The game came out last October, in fact, but I admit I didn't notice at the time. It's yet another primary colored F2P anime MMO. Who can keep up with them? Who even tries?
So, why did I download all 3.5GB of it yesterday and spend half an hour making an Aeria Games account and patching the thing up? I blame Noizy.
You'd think an EVE blog would be a safe place to visit without the risk of being lured into a themepark, let alone one like this, but you'd be wrong. I have heard it said that EVE, the MMO occasionally known as Spreadsheets in Space, can suffer from, shall we say, longeurs, in which Capsuleers find themselves in need of secondary sources of entertainment. Something colorful and fast moving, perhaps...
Noizy, despite acting as the scourge of RMT villains throughout New Eden, seems to be something of a space hippy at heart, not to say a carebear, known to play the odd session of EQ2. Currently he's playing a little Dragomon Hunter on the side:
I play a little free-to-play (F2P) game called Dragomon Hunter. During a long weekend spent making instawarp bookmarks in lowsec, running around an anime world gathering resources, doing dailies, and tending the creatures on my ranch for an hour or so is a nice break.
For some reason that description caught my fancy. Noizy went on to say that the game hasn't been as successful as it might have been. The two U.S. servers have just been merged. The game might not be around forever.
There's nothing like a little artificial scarcity to drum up interest. It seemed like a good idea to have a look now, when I had a free afternoon. Probably going to be one of the many bright and breezy imported MMOs I play for a couple of hours then uninstall and never think of again.
Or maybe not...
Dragomon Hunter is...odd. It looks great, if very busy, in the way of its peers. Everything is big, bright and vibrant. It feels like stepping inside a cartoon or, I suppose, an anime, although I wouldn't know about that. I don't watch anime. Never have. To me it feels like stepping through the screen into a Saturday Morning cartoon circa the mid-90s.

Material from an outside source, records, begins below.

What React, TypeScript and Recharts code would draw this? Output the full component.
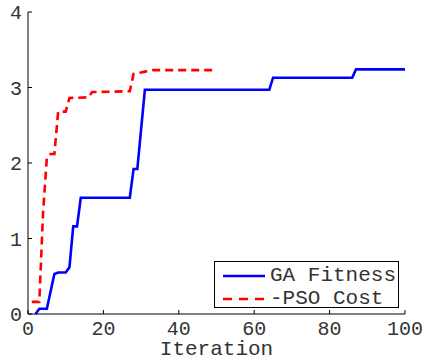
import { Legend, Line, LineChart, XAxis, YAxis } from 'recharts'

// step vertices (iteration, value)
const gaIter = [2, 3, 5, 7, 8, 10, 11, 12, 13, 14, 27, 28, 29, 31, 64, 65, 86, 87, 100]
const gaFitness = [0, 0.07, 0.07, 0.53, 0.55, 0.55, 0.62, 1.16, 1.16, 1.54, 1.54, 1.92, 1.92, 2.97, 2.97, 3.13, 3.13, 3.24, 3.24]

const psoIter = [1, 3, 4, 5, 6, 7, 8, 10, 11, 16, 17, 27, 28, 29, 30, 31, 32, 33, 50]
const psoNegCost = [0.16, 0.16, 1.35, 2.07, 2.12, 2.12, 2.68, 2.68, 2.86, 2.87, 2.94, 2.95, 3.18, 3.19, 3.2, 3.21, 3.22, 3.23, 3.23]

const seriesNames = ['GA Fitness', '-PSO Cost']
const xTicks = [0, 20, 40, 60, 80, 100]
const yTicks = [0, 1, 2, 3, 4]

const gaData = gaIter.map((it, i) => ({ it, v: gaFitness[i] }))
const psoData = psoIter.map((it, i) => ({ it, v: psoNegCost[i] }))

const FONT = 'Liberation Mono, Courier New, DejaVu Sans Mono, monospace'
const INK = '#333'

function LegendBox({ payload }: any) {
  const items = [...(payload || [])].sort(
    (a: any, b: any) => seriesNames.indexOf(a.value) - seriesNames.indexOf(b.value),
  )
  return (
    <div
      style={{
        border: '1.5px solid #000',
        background: '#fff',
        boxSizing: 'border-box',
        width: 185,
        height: 47,
        padding: '2px 0 0 8px',
        fontFamily: FONT,
        fontSize: 21,
        color: INK,
        lineHeight: '23px',
        textAlign: 'left',
      }}
    >
      {items.map((p: any) => (
        <div key={p.value} style={{ display: 'flex', alignItems: 'center' }}>
          <svg width={44} height={10} style={{ marginRight: 3 }}>
            <line
              x1={0}
              x2={42}
              y1={5}
              y2={5}
              stroke={p.color}
              strokeWidth={2.5}
              strokeDasharray={p.payload?.strokeDasharray ? '9 7' : undefined}
            />
          </svg>
          <span>{p.value}</span>
        </div>
      ))}
    </div>
  )
}

export default function App() {
  return (
    <div style={{ position: 'absolute', left: 0, top: 0, background: '#fff' }}>
      <LineChart width={425} height={360} margin={{ top: 12, right: 20, left: 0, bottom: 0 }}>
        <XAxis
          xAxisId="b"
          dataKey="it"
          type="number"
          domain={[0, 100]}
          ticks={xTicks}
          height={46}
          tickSize={-4}
          tickMargin={11}
          stroke="#000"
          tick={{ fill: INK, fontSize: 20, fontFamily: FONT }}
          label={{ value: 'Iteration', position: 'insideBottom', offset: 5, fill: INK, fontSize: 21, fontFamily: FONT }}
          allowDuplicatedCategory={false}
        />
        <XAxis
          xAxisId="t"
          orientation="top"
          dataKey="it"
          type="number"
          domain={[0, 100]}
          ticks={xTicks}
          height={0}
          tickSize={-4}
          stroke="#000"
          tickFormatter={() => ''}
          allowDuplicatedCategory={false}
        />
        <YAxis
          yAxisId="l"
          domain={[0, 4]}
          ticks={yTicks}
          width={28}
          tickSize={-4}
          tickMargin={10}
          stroke="#000"
          tick={{ fill: INK, fontSize: 20, fontFamily: FONT }}
        />
        <YAxis
          yAxisId="r"
          orientation="right"
          domain={[0, 4]}
          ticks={yTicks}
          width={0}
          tickSize={-4}
          stroke="#000"
          tickFormatter={() => ''}
        />
        <Line
          xAxisId="b"
          yAxisId="l"
          data={gaData}
          dataKey="v"
          name={seriesNames[0]}
          stroke="#0000ff"
          strokeWidth={2.6}
          dot={false}
          isAnimationActive={false}
        />
        <Line
          xAxisId="b"
          yAxisId="l"
          data={psoData}
          dataKey="v"
          name={seriesNames[1]}
          stroke="#ff0000"
          strokeWidth={2.6}
          strokeDasharray="8 5"
          dot={false}
          isAnimationActive={false}
        />
        <Legend
          layout="horizontal"
          verticalAlign="middle"
          align="center"
          content={<LegendBox />}
          wrapperStyle={{ position: 'absolute', left: 214, top: 261, width: 185, height: 47 }}
        />
      </LineChart>
    </div>
  )
}
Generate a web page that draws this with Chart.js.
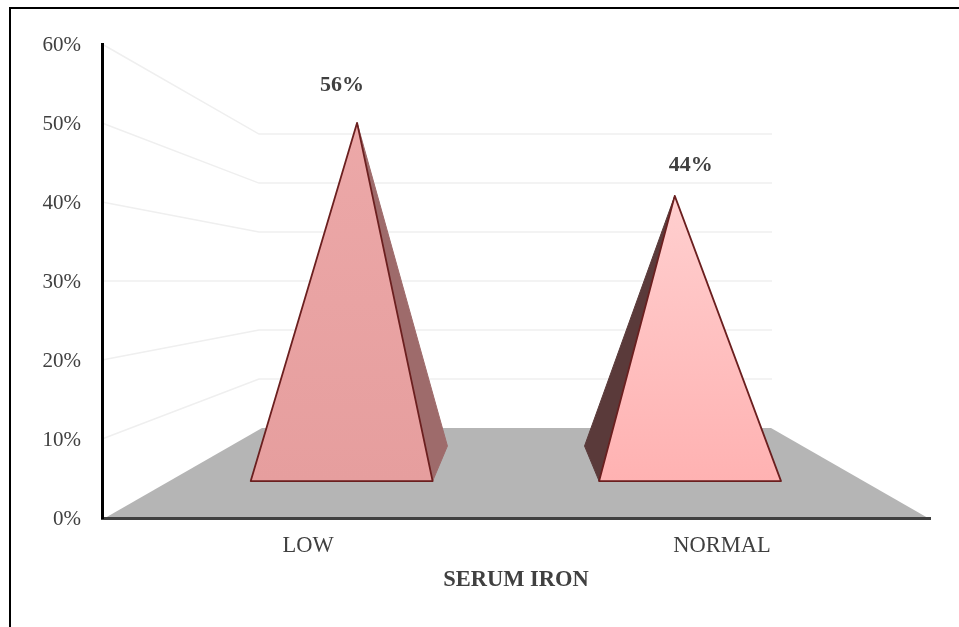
<!DOCTYPE html>
<html>
<head>
<meta charset="utf-8">
<title>Serum iron</title>
<style>
    html, body { margin: 0; padding: 0; background: #fff; overflow: hidden; }
    #frame { position: absolute; left: 9px; top: 7px; width: 950px; height: 620px; border-left: 2px solid #000; border-top: 2px solid #000; }
    #grafico { position: absolute; left: 0; top: 0; display: block; }
</style>
<script src="https://cdn.jsdelivr.net/npm/chart.js@4"></script>
</head>
<body>
<div id="frame"></div>
<canvas id="grafico" width="959" height="627"></canvas>
<script>
var categories = ["LOW", "NORMAL"];
var values = [56, 44];
var yTicks = [0, 10, 20, 30, 40, 50, 60];

var serifFont = "'Liberation Serif', 'Times New Roman', serif";
var textColor = "#404040";
var frontColors = [["#ECA8A8", "#E69E9E"], ["#FFCFCF", "#FFB2B2"]];
var sideColors = ["#9E6B6B", "#5A3A3A"];
var edgeColor = "#6B1F1F";

// how far each label sits from the tip of its pyramid
var labelShiftX = [-15, 16];
var labelShiftY = [-38, -31];
var pyramidNudge = [-1.5, 0];

// depth of the 3D box: 0 is the front plane, 1 the back wall
var depthX = 157;
var depthY = 90;
var backScale = 0.62;
var baseNear = 0.41;
var baseMiddle = 0.605;
var baseFar = 0.8;

function project(chart, x, y, depth) {
    var area = chart.chartArea;
    var u = (x - area.left) / area.width;
    var left = area.left + 3 + depthX * depth;
    var right = area.right - 2 - depthX * depth;
    var height = area.bottom - y;
    return {
        x: left + u * (right - left),
        y: area.bottom - depthY * depth - height * (1 - (1 - backScale) * depth)
    };
}

function polygon(ctx, points) {
    ctx.beginPath();
    ctx.moveTo(points[0].x, points[0].y);
    for (var i = 1; i < points.length; i++) {
        ctx.lineTo(points[i].x, points[i].y);
    }
    ctx.closePath();
}

class PyramidController extends Chart.BarController {
    draw() {
        var chart = this.chart;
        var ctx = chart.ctx;
        this.getMeta().data.forEach(function (bar, i) {
            var half = bar.width / 2;
            var x = bar.x + pyramidNudge[i];
            var apex = project(chart, x, bar.y, baseMiddle);
            var frontLeft = project(chart, x - half, bar.base, baseNear);
            var frontRight = project(chart, x + half, bar.base, baseNear);
            // LOW shows its right side, NORMAL its left side
            var sideX = i == 0 ? x + half : x - half;
            var sideNear = i == 0 ? frontRight : frontLeft;
            var sideFar = project(chart, sideX, bar.base, baseFar);

            ctx.save();
            ctx.lineJoin = "round";
            polygon(ctx, [sideNear, sideFar, apex]);
            ctx.fillStyle = sideColors[i];
            ctx.strokeStyle = sideColors[i];
            ctx.lineWidth = 1;
            ctx.fill();
            ctx.stroke();

            var gradient = ctx.createLinearGradient(0, apex.y, 0, frontLeft.y);
            gradient.addColorStop(0, frontColors[i][0]);
            gradient.addColorStop(1, frontColors[i][1]);
            polygon(ctx, [frontLeft, frontRight, apex]);
            ctx.fillStyle = gradient;
            ctx.strokeStyle = edgeColor;
            ctx.lineWidth = 1.8;
            ctx.fill();
            ctx.stroke();
            ctx.restore();

            ctx.save();
            ctx.fillStyle = textColor;
            ctx.font = "bold 22px " + serifFont;
            ctx.textAlign = "center";
            ctx.textBaseline = "middle";
            ctx.fillText(values[i] + "%", apex.x + labelShiftX[i], apex.y + labelShiftY[i]);
            ctx.restore();
        });
    }
}
PyramidController.id = "pyramid";
PyramidController.defaults = Chart.BarController.defaults;
Chart.register(PyramidController);

// floor and walls of the 3D box, behind the pyramids
var boxPlugin = {
    id: "box",
    beforeDatasetsDraw: function (chart) {
        var ctx = chart.ctx;
        var area = chart.chartArea;
        var yScale = chart.scales.y;

        ctx.save();
        ctx.strokeStyle = "#EFEFEF";
        ctx.lineWidth = 1.5;
        yTicks.forEach(function (tick) {
            if (tick == 0) return;
            var y = yScale.getPixelForValue(tick);
            var backLeft = project(chart, area.left, y, 1);
            var backRight = project(chart, area.right, y, 1);
            ctx.beginPath();
            ctx.moveTo(area.left, y);
            ctx.lineTo(backLeft.x - 3, backLeft.y);
            ctx.lineTo(backRight.x + 1, backRight.y);
            ctx.stroke();
        });
        polygon(ctx, [
            project(chart, area.left, area.bottom, 0),
            project(chart, area.right, area.bottom, 0),
            project(chart, area.right, area.bottom, 1),
            project(chart, area.left, area.bottom, 1)
        ]);
        ctx.fillStyle = "#B5B5B5";
        ctx.fill();
        ctx.restore();
    }
};

var ctx = document.getElementById("grafico").getContext("2d");
var myChart = new Chart(ctx, {
    type: "pyramid",
    data: {
        labels: categories,
        datasets: [
            {
                label: "SERUM IRON",
                data: values,
                barPercentage: 0.524,
                categoryPercentage: 1,
            },
        ],
    },
    plugins: [boxPlugin],
    options: {
        responsive: false,
        animation: false,
        events: [],
        layout: { padding: { top: 44, right: 29, left: 0, bottom: 0 } },
        plugins: {
            legend: { display: false },
            tooltip: { enabled: false },
        },
        scales: {
            x: {
                type: "category",
                offset: true,
                afterFit: function (scale) { scale.height = 109; },
                grid: { display: false },
                border: { display: true, color: "#404040", width: 3, z: 1 },
                ticks: {
                    color: textColor,
                    padding: 7,
                    labelOffset: -1,
                    maxRotation: 0,
                    font: { family: serifFont, size: 22.5 },
                },
                title: {
                    display: true,
                    text: "SERUM IRON",
                    color: textColor,
                    padding: { top: 0, bottom: 33 },
                    font: { family: serifFont, size: 22.5, weight: "bold" },
                },
            },
            y: {
                type: "linear",
                min: 0,
                max: 60,
                afterFit: function (scale) { scale.width = 102; },
                afterBuildTicks: function (scale) {
                    scale.ticks = yTicks.map(function (v) { return { value: v }; });
                },
                grid: { display: false },
                border: { display: true, color: "#000000", width: 3, z: 1 },
                ticks: {
                    color: textColor,
                    padding: 13,
                    labelOffset: 1,
                    font: { family: serifFont, size: 21 },
                    callback: function (value) {
                        return value + "%";
                    },
                },
            },
        },
    },
});
</script>
</body>
</html>
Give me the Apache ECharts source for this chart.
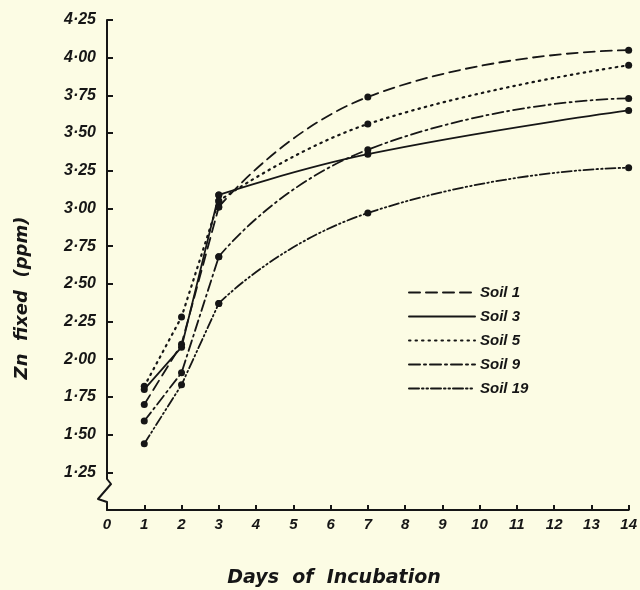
<!DOCTYPE html>
<html>
<head>
<meta charset="utf-8">
<script src="https://cdn.jsdelivr.net/npm/echarts@6/dist/echarts.min.js"></script>
<style>
html,body{margin:0;padding:0;background:#fcfce4;}
#chart{width:640px;height:590px;}
</style>
</head>
<body>
<div id="chart"></div>
<script>
// ---- data ----
const days = [1, 2, 3, 7, 14];
const soil1  = [1.70, 2.10, 3.01, 3.74, 4.05];
const soil3  = [1.80, 2.08, 3.09, 3.36, 3.65];
const soil5  = [1.82, 2.28, 3.05, 3.56, 3.95];
const soil9  = [1.59, 1.91, 2.68, 3.39, 3.73];
const soil19 = [1.44, 1.83, 2.37, 2.97, 3.27];
const seriesNames = ['Soil 1', 'Soil 3', 'Soil 5', 'Soil 9', 'Soil 19'];
const yTicks = [1.25, 1.50, 1.75, 2.00, 2.25, 2.50, 2.75, 3.00, 3.25, 3.50, 3.75, 4.00, 4.25];
const xTicks = [0,1,2,3,4,5,6,7,8,9,10,11,12,13,14];
const xTitle = 'Days  of  Incubation';
const yTitle = 'Zn  fixed  (ppm)';

// ---- styles ----
const ink = '#161616';
const bg = '#fcfce4';
const dashTypes = [[11, 6], 'solid', [1.5, 5], [11, 4, 2, 4], [10, 3, 1.5, 3, 1.5, 3]];
const widths = [1.8, 1.8, 2.2, 1.8, 1.8];
const smoothness = [0.5, 0.45, 0.45, 0.55, 0.55];
const allVals = [soil1, soil3, soil5, soil9, soil19];
const font = '"Liberation Sans", "DejaVu Sans", sans-serif';
const titleFont = '"DejaVu Sans", "Liberation Sans", sans-serif';

const series = [];
allVals.forEach((vals, k) => {
  const common = {
    name: seriesNames[k],
    type: 'line',
    symbol: 'circle',
    symbolSize: 7,
    itemStyle: { color: ink },
    lineStyle: { color: ink, width: widths[k], type: dashTypes[k], cap: 'round' },
    emphasis: { disabled: true },
    z: 3
  };
  series.push(Object.assign({}, common, {
    data: days.slice(0, 3).map((d, i) => [d, vals[i]]),
    smooth: false
  }));
  series.push(Object.assign({}, common, {
    data: days.slice(2).map((d, i) => [d, vals[i + 2]]),
    smooth: smoothness[k]
  }));
});

const chart = echarts.init(document.getElementById('chart'));
chart.setOption({
  backgroundColor: bg,
  animation: false,
  grid: { left: 107, right: 8, top: 20, bottom: 80 },
  xAxis: {
    type: 'value', min: 0, max: 14, interval: 1,
    axisLine: { lineStyle: { color: ink, width: 2 } },
    axisTick: { inside: true, length: 5, lineStyle: { color: ink, width: 2 } },
    axisLabel: {
      margin: 7, fontFamily: font, fontStyle: 'italic', fontWeight: 'bold', fontSize: 15, color: ink,
      formatter: v => xTicks.includes(v) ? String(v) : ''
    },
    splitLine: { show: false }
  },
  yAxis: {
    type: 'value', min: 1.0, max: 4.25, interval: 0.25,
    axisLine: { show: true, lineStyle: { color: ink, width: 2 } },
    axisTick: { inside: true, length: 6, lineStyle: { color: ink, width: 2 },
      customValues: yTicks },
    axisLabel: {
      margin: 11, fontFamily: font, fontStyle: 'italic', fontWeight: 'bold', fontSize: 16, color: ink,
      customValues: yTicks,
      formatter: v => v.toFixed(2).replace('.', '·')
    },
    splitLine: { show: false }
  },
  legend: {
    orient: 'vertical', left: 403, top: 280,
    itemWidth: 66, itemHeight: 14, itemGap: 9,
    data: seriesNames,
    itemStyle: { opacity: 0 },
    textStyle: { fontFamily: font, fontStyle: 'italic', fontWeight: 'bold', fontSize: 15, color: ink },
    selectedMode: false
  },
  graphic: [
    { type: 'rect', shape: { x: 95, y: 478, width: 18, height: 26 }, style: { fill: bg }, z: 10 },
    { type: 'polyline', shape: { points: [[107, 476], [107, 479], [111, 484], [98, 499], [107, 502], [107, 506]] },
      style: { stroke: ink, lineWidth: 2, fill: null, lineJoin: 'round' }, z: 11 },
    { type: 'text', x: 334, y: 578, z: 12,
      style: { text: xTitle, fill: ink, font: 'italic bold 19px ' + titleFont, align: 'center', verticalAlign: 'middle' } },
    { type: 'text', x: 22, y: 298, rotation: Math.PI / 2, z: 12,
      style: { text: yTitle, fill: ink, font: 'italic bold 18px ' + titleFont, align: 'center', verticalAlign: 'middle' } }
  ],
  series: series
});
</script>
</body>
</html>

That much I expected. What I wasn't ready for was the text. The sophistication. The quality. The irony. The metatextuality. The sheer bloody volume!
When it comes to the written word, what I expect from MMOs in this niche is poorly translated piffle. Dragomon Hunter offers neither. What we have here is rich and quite strange.
For one thing, who writes quest dialog in reported speech? It's like reading the intertitle cards from a silent movie. For another, who uses vocabulary like this in what looks, on the face of it, to be a video game for younger children? "Gynecologist" ? "Emasculated" ? "Aphotic" ?? I had to look that last one up and it's not only used correctly here but correctly and poetically.
The quests all come with a "Skip" or "Continue" button. In the early stages of the tutorial the "Skip" button flashed at me imperiously and repeatedly as if to say "Come on, now! Surely you don't want to read this stuff?" But I did. I really did.
I couldn't get enough of it, which was fortunate because the game couldn't wait to give me more. I read page after page of genuinely interesting, amusing information about rabbits with hair loss and self esteem issues. I probed what appeared to be subtext concerning gender identity and domestic abuse. I tried and failed to perform practical criticism on reams of royal rabbit poetry.
The words just kept coming. I played for a couple of hours then took a break but when I logged out of GW2 a while before bedtime I chose not to go to EQ2 but back for more.
The gameplay seems good, too. I certainly enjoyed it. The USP would seem to be catching mounts to ride in some kind of Pokemon fashion. Like anime, Pokemon is another world to me, one I've only read about, so maybe that's not a good point of reference but it's what came to mind.
The controls were awkward at first. The game can be played in traditional MMO hotbar style, as a cross-hair, center-screen ARPG or with a console-style controller. Naturally I plumped for the trad version but I was thrown by the unusual choice of right-click rather than left to activate the hot keys.
Once I'd begun to get used to that everything went swimmingly. I did quest after quest, for which the rewards were exceptionally generous for a F2P of this stripe. All my gear was constantly being upgraded, which isn't unusual, but in the first three or four hours of play a temporary mount, one of the 100+ eponymous Dragomons, dropped and quests gave me two permanent ones.
Crafting mats and all kinds of goodies I don't yet understand fell into my inventory, some of them from the eccentrically named boss mobs I ran into and managed to kill (an otter called Jembrandt P Smith? A lizard named Klep "The Voice" Oswald??) They didn't die without a struggle, either, let me tell you. It was a lot of fun.
Noizy says "when I want to just putter around and not worry about death, Dragomon Hunter is a nice place to visit."
On first blush I'd have to concur. To that I'd add, if you ever find that you can't quite decide whether you feel like reading a book or playing an MMO, then Dragomon Hunter might be the very game for you.